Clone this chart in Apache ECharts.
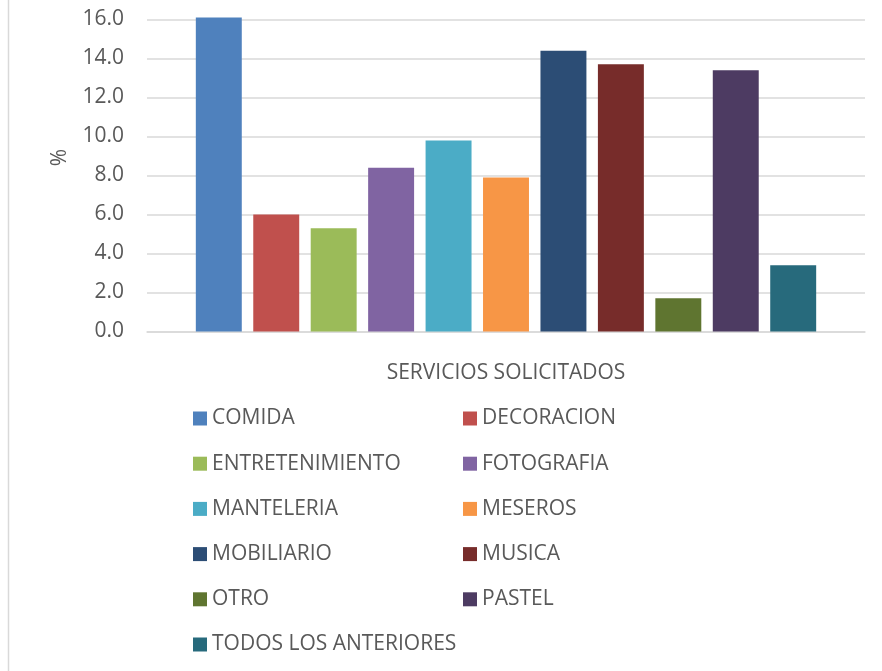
<!DOCTYPE html>
<html>
<head>
<meta charset="utf-8">
<script src="https://cdn.jsdelivr.net/npm/echarts@6/dist/echarts.min.js"></script>
<style>
  html, body { margin: 0; padding: 0; background: #ffffff; }
  #chart { width: 882px; height: 671px; }
</style>
</head>
<body>
<div id="chart"></div>
<script>
// Servicios solicitados (%)
const services = [
  'COMIDA', 'DECORACION', 'ENTRETENIMIENTO', 'FOTOGRAFIA', 'MANTELERIA', 'MESEROS',
  'MOBILIARIO', 'MUSICA', 'OTRO', 'PASTEL', 'TODOS LOS ANTERIORES'
];
const percents = [16.1, 6.0, 5.3, 8.4, 9.8, 7.9, 14.4, 13.7, 1.7, 13.4, 3.4];
const colors = [
  '#4F81BD', '#C0504D', '#9BBB59', '#8064A2', '#4BACC6', '#F79646',
  '#2C4D75', '#772C2A', '#5F7530', '#4D3B62', '#276A7C'
];
const categoryLabel = 'SERVICIOS SOLICITADOS';
const yTicks = { min: 0, max: 16, step: 2 };

const textColor = '#595959';
const font = 'Open Sans';
const fontSize = 21;
const gridColor = '#d9d9d9';

const series = services.map((name, i) => ({
  name: name,
  type: 'bar',
  data: [percents[i]],
  clip: false,
  barGap: '25%',
  barCategoryGap: '13.6%',
  itemStyle: { color: colors[i] }
}));

const legendCommon = {
  orient: 'vertical',
  padding: 0,
  itemWidth: 14,
  itemHeight: 14,
  itemGap: 24.2,
  icon: 'rect',
  selectedMode: false,
  textStyle: { color: textColor, fontFamily: font, fontSize: fontSize, lineHeight: 20 }
};

const chart = echarts.init(document.getElementById('chart'), null, { renderer: 'canvas' });
chart.setOption({
  backgroundColor: '#ffffff',
  animation: false,
  grid: { left: 147, right: 17, top: 19.5, bottom: 339.5 },
  xAxis: {
    type: 'category',
    data: [''],
    name: categoryLabel,
    nameLocation: 'middle',
    nameGap: 31,
    nameTextStyle: { color: textColor, fontFamily: font, fontSize: fontSize },
    axisLine: { lineStyle: { color: gridColor, width: 1.5 } },
    axisTick: { show: false },
    axisLabel: { show: false }
  },
  yAxis: {
    type: 'value',
    min: yTicks.min,
    max: yTicks.max,
    interval: yTicks.step,
    name: '%',
    nameLocation: 'middle',
    nameGap: 76,
    nameRotate: 90,
    nameTextStyle: { color: textColor, fontFamily: font, fontSize: fontSize, padding: [0, 0, 0, 36] },
    axisLine: { show: false },
    axisTick: { show: false },
    axisLabel: {
      color: textColor, fontFamily: font, fontSize: fontSize, margin: 23,
      formatter: v => v.toFixed(1)
    },
    splitLine: { lineStyle: { color: gridColor, width: 1.5 } }
  },
  legend: [
    Object.assign({}, legendCommon, {
      left: 193, top: 408,
      data: services.filter((_, i) => i % 2 === 0)
    }),
    Object.assign({}, legendCommon, {
      left: 463, top: 408,
      data: services.filter((_, i) => i % 2 === 1)
    })
  ],
  graphic: [{
    type: 'line',
    shape: { x1: 8.5, y1: 0, x2: 8.5, y2: 671 },
    style: { stroke: gridColor, lineWidth: 1.5 }
  }],
  series: series
});
</script>
</body>
</html>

Task brief:
Write out the full listing verbatim, excluding its pictures.

Written solution:
Clone this chart in Apache ECharts.
<!DOCTYPE html>
<html>
<head>
<meta charset="utf-8">
<script src="https://cdn.jsdelivr.net/npm/echarts@6/dist/echarts.min.js"></script>
<style>
  html, body { margin: 0; padding: 0; background: #ffffff; }
  #chart { width: 882px; height: 671px; }
</style>
</head>
<body>
<div id="chart"></div>
<script>
// Servicios solicitados (%)
const services = [
  'COMIDA', 'DECORACION', 'ENTRETENIMIENTO', 'FOTOGRAFIA', 'MANTELERIA', 'MESEROS',
  'MOBILIARIO', 'MUSICA', 'OTRO', 'PASTEL', 'TODOS LOS ANTERIORES'
];
const percents = [16.1, 6.0, 5.3, 8.4, 9.8, 7.9, 14.4, 13.7, 1.7, 13.4, 3.4];
const colors = [
  '#4F81BD', '#C0504D', '#9BBB59', '#8064A2', '#4BACC6', '#F79646',
  '#2C4D75', '#772C2A', '#5F7530', '#4D3B62', '#276A7C'
];
const categoryLabel = 'SERVICIOS SOLICITADOS';
const yTicks = { min: 0, max: 16, step: 2 };

const textColor = '#595959';
const font = 'Open Sans';
const fontSize = 21;
const gridColor = '#d9d9d9';

const series = services.map((name, i) => ({
  name: name,
  type: 'bar',
  data: [percents[i]],
  clip: false,
  barGap: '25%',
  barCategoryGap: '13.6%',
  itemStyle: { color: colors[i] }
}));

const legendCommon = {
  orient: 'vertical',
  padding: 0,
  itemWidth: 14,
  itemHeight: 14,
  itemGap: 24.2,
  icon: 'rect',
  selectedMode: false,
  textStyle: { color: textColor, fontFamily: font, fontSize: fontSize, lineHeight: 20 }
};

const chart = echarts.init(document.getElementById('chart'), null, { renderer: 'canvas' });
chart.setOption({
  backgroundColor: '#ffffff',
  animation: false,
  grid: { left: 147, right: 17, top: 19.5, bottom: 339.5 },
  xAxis: {
    type: 'category',
    data: [''],
    name: categoryLabel,
    nameLocation: 'middle',
    nameGap: 31,
    nameTextStyle: { color: textColor, fontFamily: font, fontSize: fontSize },
    axisLine: { lineStyle: { color: gridColor, width: 1.5 } },
    axisTick: { show: false },
    axisLabel: { show: false }
  },
  yAxis: {
    type: 'value',
    min: yTicks.min,
    max: yTicks.max,
    interval: yTicks.step,
    name: '%',
    nameLocation: 'middle',
    nameGap: 76,
    nameRotate: 90,
    nameTextStyle: { color: textColor, fontFamily: font, fontSize: fontSize, padding: [0, 0, 0, 36] },
    axisLine: { show: false },
    axisTick: { show: false },
    axisLabel: {
      color: textColor, fontFamily: font, fontSize: fontSize, margin: 23,
      formatter: v => v.toFixed(1)
    },
    splitLine: { lineStyle: { color: gridColor, width: 1.5 } }
  },
  legend: [
    Object.assign({}, legendCommon, {
      left: 193, top: 408,
      data: services.filter((_, i) => i % 2 === 0)
    }),
    Object.assign({}, legendCommon, {
      left: 463, top: 408,
      data: services.filter((_, i) => i % 2 === 1)
    })
  ],
  graphic: [{
    type: 'line',
    shape: { x1: 8.5, y1: 0, x2: 8.5, y2: 671 },
    style: { stroke: gridColor, lineWidth: 1.5 }
  }],
  series: series
});
</script>
</body>
</html>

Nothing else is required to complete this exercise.